Here she is in her glory, Prom, 1980.  Lisa's mom, Adele, a sweet lady, took this in Lisa's driveway.  Around this time, we'd take 10-20 of us to the Rocky Horror at the Biograph, going down the Edens with 17 people in the back.  Or to the 53 Drive-in, backing in to the space and melting butter on the engine block.

Sophomore Summer Marc and I broke a bottle of Gancia on the bumper to celebrate her quarter million.  By this time she had a wild assortment of stereo components, a horn that played Beethoven's 5th (a gift from some well-meaning friend of Vic's - he couldni't bring himself to put it in the Buick 225) and new tires, thanks to the State Inspector.  We'd also put stakes on the sides to carry the ever-increasing pile of junk back and forth to Ann Arbor.

Somewhere along the line, she'd become officially mine.  Nobody but Marc and I could drive her, because it of her tricky shifter, that Dan always seemed to get stuck in first and second at the same time.  I'd come home for thanksgiving, and there she'd be at the bottom of the driveway, where he'd tried to make the shift.  We'd make a fuss under the hood, flinging tools and swearing, but in truth it was a two-second fix, and could have been avoided by tightening up the shift plates.  But it kept the truck ours, so we left 'em loose.

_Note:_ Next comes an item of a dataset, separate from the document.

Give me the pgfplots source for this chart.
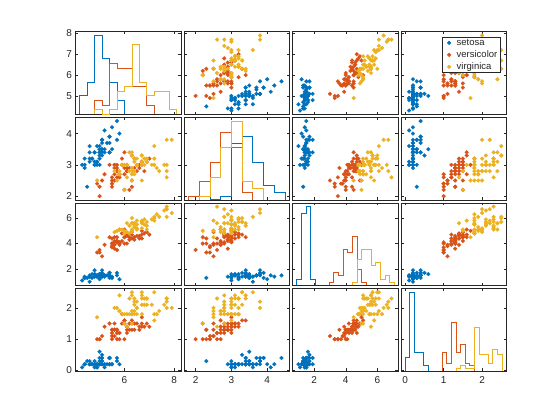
\documentclass[border=0pt]{standalone}
\usepackage{pgfplots}
\pgfplotsset{compat=1.18}
\usepackage{pgfplotstable}
\usepackage{fontspec}
\setmainfont{Liberation Sans}
\definecolor{cA}{HTML}{0072BD}
\definecolor{cB}{HTML}{D95319}
\definecolor{cC}{HTML}{EDB120}
\definecolor{ax}{HTML}{262626}

\pgfplotstableread{
SL SW PL PW
5.1 3.5 1.4 0.2
4.9 3.0 1.4 0.2
4.7 3.2 1.3 0.2
4.6 3.1 1.5 0.2
5.0 3.6 1.4 0.2
5.4 3.9 1.7 0.4
4.6 3.4 1.4 0.3
5.0 3.4 1.5 0.2
4.4 2.9 1.4 0.2
4.9 3.1 1.5 0.1
5.4 3.7 1.5 0.2
4.8 3.4 1.6 0.2
4.8 3.0 1.4 0.1
4.3 3.0 1.1 0.1
5.8 4.0 1.2 0.2
5.7 4.4 1.5 0.4
5.4 3.9 1.3 0.4
5.1 3.5 1.4 0.3
5.7 3.8 1.7 0.3
5.1 3.8 1.5 0.3
5.4 3.4 1.7 0.2
5.1 3.7 1.5 0.4
4.6 3.6 1.0 0.2
5.1 3.3 1.7 0.5
4.8 3.4 1.9 0.2
5.0 3.0 1.6 0.2
5.0 3.4 1.6 0.4
5.2 3.5 1.5 0.2
5.2 3.4 1.4 0.2
4.7 3.2 1.6 0.2
4.8 3.1 1.6 0.2
5.4 3.4 1.5 0.4
5.2 4.1 1.5 0.1
5.5 4.2 1.4 0.2
4.9 3.1 1.5 0.2
5.0 3.2 1.2 0.2
5.5 3.5 1.3 0.2
4.9 3.6 1.4 0.1
4.4 3.0 1.3 0.2
5.1 3.4 1.5 0.2
5.0 3.5 1.3 0.3
4.5 2.3 1.3 0.3
4.4 3.2 1.3 0.2
5.0 3.5 1.6 0.6
5.1 3.8 1.9 0.4
4.8 3.0 1.4 0.3
5.1 3.8 1.6 0.2
4.6 3.2 1.4 0.2
5.3 3.7 1.5 0.2
5.0 3.3 1.4 0.2
}\setosa

\pgfplotstableread{
SL SW PL PW
7.0 3.2 4.7 1.4
6.4 3.2 4.5 1.5
6.9 3.1 4.9 1.5
5.5 2.3 4.0 1.3
6.5 2.8 4.6 1.5
5.7 2.8 4.5 1.3
6.3 3.3 4.7 1.6
4.9 2.4 3.3 1.0
6.6 2.9 4.6 1.3
5.2 2.7 3.9 1.4
5.0 2.0 3.5 1.0
5.9 3.0 4.2 1.5
6.0 2.2 4.0 1.0
6.1 2.9 4.7 1.4
5.6 2.9 3.6 1.3
6.7 3.1 4.4 1.4
5.6 3.0 4.5 1.5
5.8 2.7 4.1 1.0
6.2 2.2 4.5 1.5
5.6 2.5 3.9 1.1
5.9 3.2 4.8 1.8
6.1 2.8 4.0 1.3
6.3 2.5 4.9 1.5
6.1 2.8 4.7 1.2
6.4 2.9 4.3 1.3
6.6 3.0 4.4 1.4
6.8 2.8 4.8 1.4
6.7 3.0 5.0 1.7
6.0 2.9 4.5 1.5
5.7 2.6 3.5 1.0
5.5 2.4 3.8 1.1
5.5 2.4 3.7 1.0
5.8 2.7 3.9 1.2
6.0 2.7 5.1 1.6
5.4 3.0 4.5 1.5
6.0 3.4 4.5 1.6
6.7 3.1 4.7 1.5
6.3 2.3 4.4 1.3
5.6 3.0 4.1 1.3
5.5 2.5 4.0 1.3
5.5 2.6 4.4 1.2
6.1 3.0 4.6 1.4
5.8 2.6 4.0 1.2
5.0 2.3 3.3 1.0
5.6 2.7 4.2 1.3
5.7 3.0 4.2 1.2
5.7 2.9 4.2 1.3
6.2 2.9 4.3 1.3
5.1 2.5 3.0 1.1
5.7 2.8 4.1 1.3
}\versicolor

\pgfplotstableread{
SL SW PL PW
6.3 3.3 6.0 2.5
5.8 2.7 5.1 1.9
7.1 3.0 5.9 2.1
6.3 2.9 5.6 1.8
6.5 3.0 5.8 2.2
7.6 3.0 6.6 2.1
4.9 2.5 4.5 1.7
7.3 2.9 6.3 1.8
6.7 2.5 5.8 1.8
7.2 3.6 6.1 2.5
6.5 3.2 5.1 2.0
6.4 2.7 5.3 1.9
6.8 3.0 5.5 2.1
5.7 2.5 5.0 2.0
5.8 2.8 5.1 2.4
6.4 3.2 5.3 2.3
6.5 3.0 5.5 1.8
7.7 3.8 6.7 2.2
7.7 2.6 6.9 2.3
6.0 2.2 5.0 1.5
6.9 3.2 5.7 2.3
5.6 2.8 4.9 2.0
7.7 2.8 6.7 2.0
6.3 2.7 4.9 1.8
6.7 3.3 5.7 2.1
7.2 3.2 6.0 1.8
6.2 2.8 4.8 1.8
6.1 3.0 4.9 1.8
6.4 2.8 5.6 2.1
7.2 3.0 5.8 1.6
7.4 2.8 6.1 1.9
7.9 3.8 6.4 2.0
6.4 2.8 5.6 2.2
6.3 2.8 5.1 1.5
6.1 2.6 5.6 1.4
7.7 3.0 6.1 2.3
6.3 3.4 5.6 2.4
6.4 3.1 5.5 1.8
6.0 3.0 4.8 1.8
6.9 3.1 5.4 2.1
6.7 3.1 5.6 2.4
6.9 3.1 5.1 2.3
5.8 2.7 5.1 1.9
6.8 3.2 5.9 2.3
6.7 3.3 5.7 2.5
6.7 3.0 5.2 2.3
6.3 2.5 5.0 1.9
6.5 3.0 5.2 2.0
6.2 3.4 5.4 2.3
5.9 3.0 5.1 1.8
}\virginica

\pgfplotsset{
  cell/.style={scale only axis, width=105.2pt, height=82.6pt, anchor=north west,
    axis line style={draw=ax, line width=0.55pt},
    tick style={draw=ax, line width=0.45pt},
    major tick length=2.6pt, tick align=inside,
    /pgf/number format/assume math mode=true,
    ticklabel style={font=\fontsize{10}{12}\selectfont, text=ax},
    xticklabel style={yshift=-1.5pt},
    yticklabel style={xshift=-0.3pt},
  },
  col1/.style={xmin=4.04,xmax=8.27,xtick={6,8}},
  col2/.style={xmin=1.68,xmax=4.62,xtick={2,3,4}},
  col3/.style={xmin=0.63,xmax=7.3,xtick={2,4,6}},
  col4/.style={xmin=-0.11,xmax=2.63,xtick={0,1,2}},
  row1/.style={ymin=4.12,ymax=8.08,ytick={5,6,7,8}},
  row2/.style={ymin=1.88,ymax=4.52,ytick={2,3,4}},
  row3/.style={ymin=0.705,ymax=7.195,ytick={2,4,6}},
  row4/.style={ymin=-0.02,ymax=2.62,ytick={0,1,2}},
  noxl/.style={xticklabels={}},
  noyl/.style={yticklabels={}},
  sc/.style={only marks, mark=*, mark size=1.95pt, mark options={line width=0.2pt}},
  hs/.style={const plot, line width=0.8pt, mark=none},
  dotleg/.style={legend image code/.code={\fill (4.6pt,0pt) circle (1.8pt); \path[draw=none,fill=none] (0pt,-1pt) rectangle (11pt,1pt);}},
}

% #1 x, #2 y, #3 col, #4 row, #5 xvar, #6 yvar, #7 extra
\newcommand{\scatcell}[7]{%
\begin{axis}[cell, at={(#1pt,#2pt)}, #3, #4, #7]
\addplot[sc, color=cA] table[x=#5,y=#6]{\setosa};
\addplot[sc, color=cB] table[x=#5,y=#6]{\versicolor};
\addplot[sc, color=cC] table[x=#5,y=#6]{\virginica};
\end{axis}}

\begin{document}
\begin{tikzpicture}
\fill[white] (0,0) rectangle (560pt,420pt);
\path[use as bounding box] (0,0) rectangle (560pt,420pt);

% ---------- row 1 ----------
\begin{axis}[cell, at={(75.7pt,388.3pt)}, col1, row1, noxl]
\end{axis}
\begin{axis}[cell, at={(75.7pt,388.3pt)}, hide axis, col1, ymin=0, ymax=17.85]
\addplot[hs, cA] coordinates {(4.2,0)(4.2,4)(4.5,7)(4.8,17)(5.1,12)(5.4,7)(5.7,3)(6.0,0)};
\addplot[hs, cB] coordinates {(4.8,0)(4.8,3)(5.1,2)(5.4,11)(5.7,10)(6.0,10)(6.3,6)(6.6,6)(6.9,2)(7.2,0)};
\addplot[hs, cC] coordinates {(4.8,0)(4.8,1)(5.1,0)(5.4,1)(5.7,5)(6.0,6)(6.3,15)(6.6,7)(6.9,4)(7.2,5)(7.5,5)(7.8,1)(8.1,0)};
\end{axis}
\scatcell{184.15}{388.3}{col2}{row1}{SW}{SL}{noxl,noyl}
\scatcell{292.6}{388.3}{col3}{row1}{PL}{SL}{noxl,noyl}
\begin{axis}[cell, at={(401.05pt,388.3pt)}, col4, row1, noxl, noyl,
  legend style={at={(0.947,0.9395)}, anchor=north east, draw=ax, line width=0.5pt,
    fill=white, font=\fontsize{9.5}{10}\selectfont, inner xsep=2pt, inner ysep=0.3pt,
    row sep=0.8pt, nodes={inner sep=1.1pt, text=ax, text height=7pt, text depth=2pt}},
  legend cell align=left]
\addplot[sc, color=cA, dotleg] table[x=PW,y=SL]{\setosa};
\addplot[sc, color=cB, dotleg] table[x=PW,y=SL]{\versicolor};
\addplot[sc, color=cC, dotleg] table[x=PW,y=SL]{\virginica};
\legend{setosa,versicolor,virginica}
\end{axis}

% ---------- row 2 ----------
\scatcell{75.7}{302.7}{col1}{row2}{SL}{SW}{noxl}
\begin{axis}[cell, at={(184.15pt,302.7pt)}, col2, row2, noxl, noyl]
\end{axis}
\begin{axis}[cell, at={(184.15pt,302.7pt)}, hide axis, col2, ymin=0, ymax=22.05]
\addplot[hs, cA] coordinates {(2.1,0)(2.1,1)(2.4,0)(2.7,1)(3.0,15)(3.3,17)(3.6,10)(3.9,4)(4.2,2)(4.5,0)};
\addplot[hs, cB] coordinates {(1.8,0)(1.8,1)(2.1,5)(2.4,10)(2.7,18)(3.0,14)(3.3,2)(3.6,0)};
\addplot[hs, cC] coordinates {(2.1,0)(2.1,1)(2.4,6)(2.7,14)(3.0,21)(3.3,5)(3.6,3)(3.9,0)};
\end{axis}
\scatcell{292.6}{302.7}{col3}{row2}{PL}{SW}{noxl,noyl}
\scatcell{401.05}{302.7}{col4}{row2}{PW}{SW}{noxl,noyl}

% ---------- row 3 ----------
\scatcell{75.7}{217.1}{col1}{row3}{SL}{PL}{noxl}
\scatcell{184.15}{217.1}{col2}{row3}{SW}{PL}{noxl,noyl}
\begin{axis}[cell, at={(292.6pt,217.1pt)}, col3, row3, noxl, noyl]
\end{axis}
\begin{axis}[cell, at={(292.6pt,217.1pt)}, hide axis, col3, ymin=0, ymax=25.2]
\addplot[hs, cA] coordinates {(0.885,0)(0.885,2)(1.18,22)(1.475,24)(1.77,2)(2.065,0)};
\addplot[hs, cB] coordinates {(2.95,0)(2.95,1)(3.245,4)(3.54,3)(3.835,11)(4.13,10)(4.425,15)(4.72,5)(5.015,1)(5.31,0)};
\addplot[hs, cC] coordinates {(4.425,0)(4.425,1)(4.72,8)(5.015,11)(5.31,11)(5.605,6)(5.9,7)(6.195,2)(6.49,3)(6.785,1)(7.08,0)};
\end{axis}
\scatcell{401.05}{217.1}{col4}{row3}{PW}{PL}{noxl,noyl}

% ---------- row 4 ----------
\scatcell{75.7}{131.5}{col1}{row4}{SL}{PW}{}
\scatcell{184.15}{131.5}{col2}{row4}{SW}{PW}{noyl}
\scatcell{292.6}{131.5}{col3}{row4}{PL}{PW}{noyl}
\begin{axis}[cell, at={(401.05pt,131.5pt)}, col4, row4, noyl]
\end{axis}
\begin{axis}[cell, at={(401.05pt,131.5pt)}, hide axis, col4, ymin=0, ymax=30.45]
\addplot[hs, cA] coordinates {(0,0)(0,5)(0.12,29)(0.24,7)(0.36,7)(0.48,2)(0.6,0)};
\addplot[hs, cB] coordinates {(0.96,0)(0.96,7)(1.08,3)(1.2,18)(1.32,7)(1.44,10)(1.56,3)(1.68,2)(1.8,0)};
\addplot[hs, cC] coordinates {(1.32,0)(1.32,1)(1.44,2)(1.56,1)(1.68,1)(1.8,16)(1.92,6)(2.04,6)(2.16,3)(2.28,8)(2.4,6)(2.52,0)};
\end{axis}
\end{tikzpicture}
\end{document}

Every teen's first car should be a junker, something that requires and rewards attention.  Marc now has a 15-year-old Impala that he got from one of his widow brigade (the old lady customers all over Whidbey Island who need him to unstick the windows and fix the furnace.)  Savannah will probably get this car when she starts driving.  Sure, she wants a beetle, but when she packs 9 of her friends into it and goes into a ditch, she'll be glad.  And Marc will certainly make her change her own oil, plugs, and coolant.  I don't think it has a rotor.  Actually, it's perfect - a car should be one year younger than the driver.  I'm pretty sure Marc had an Impala in high school too.

In the end, it was a drunk with a plow that did it.  The fuel pump was acting up again, so I pulled it onto the shoulder around where Long Grove Road starts up again over by Bob's house.  Funny, the thing had always made it to Springfield, Madison, Ann Arbor, without a hitch, but it would die a mile from home.  Last time was in Wheeling,  Anyhow, I left it there and Jane and I walked home in the snow.  Next morning, I walked up to Mel's Standard and Wendell said "We got your truck out back."  "Thanks, I'm pretty sure it's the fuel pump again."  Randy and Wendell turned around slowly and looked at me, and it was Randy who finally said "I think you'd better go look at it."

If we'd ever got around to restoring it, we'd have seen that the frame was rusted through.  It was clear now, what with the headlights and tailgate stlcking in the air, and the truck resting on its belly.  He'd followed her taillights, doing about 70 in his plow, and she wasn't moving.  Her driveshaft punched through the back of the differential, and the engine went through the radiator.  The other guy?  His engine was in his passenger seat, but he walked away from it.
 
 

The next morning, 20 below, nothing in the driveway would start.  I walked Presto up to Mel's, closed because of the holiday, and looked her over.  We took a few things, a hubcap, the data plate, the horn.  I put the key in the dash, and turned it, and she started.  Broken back and all, she started.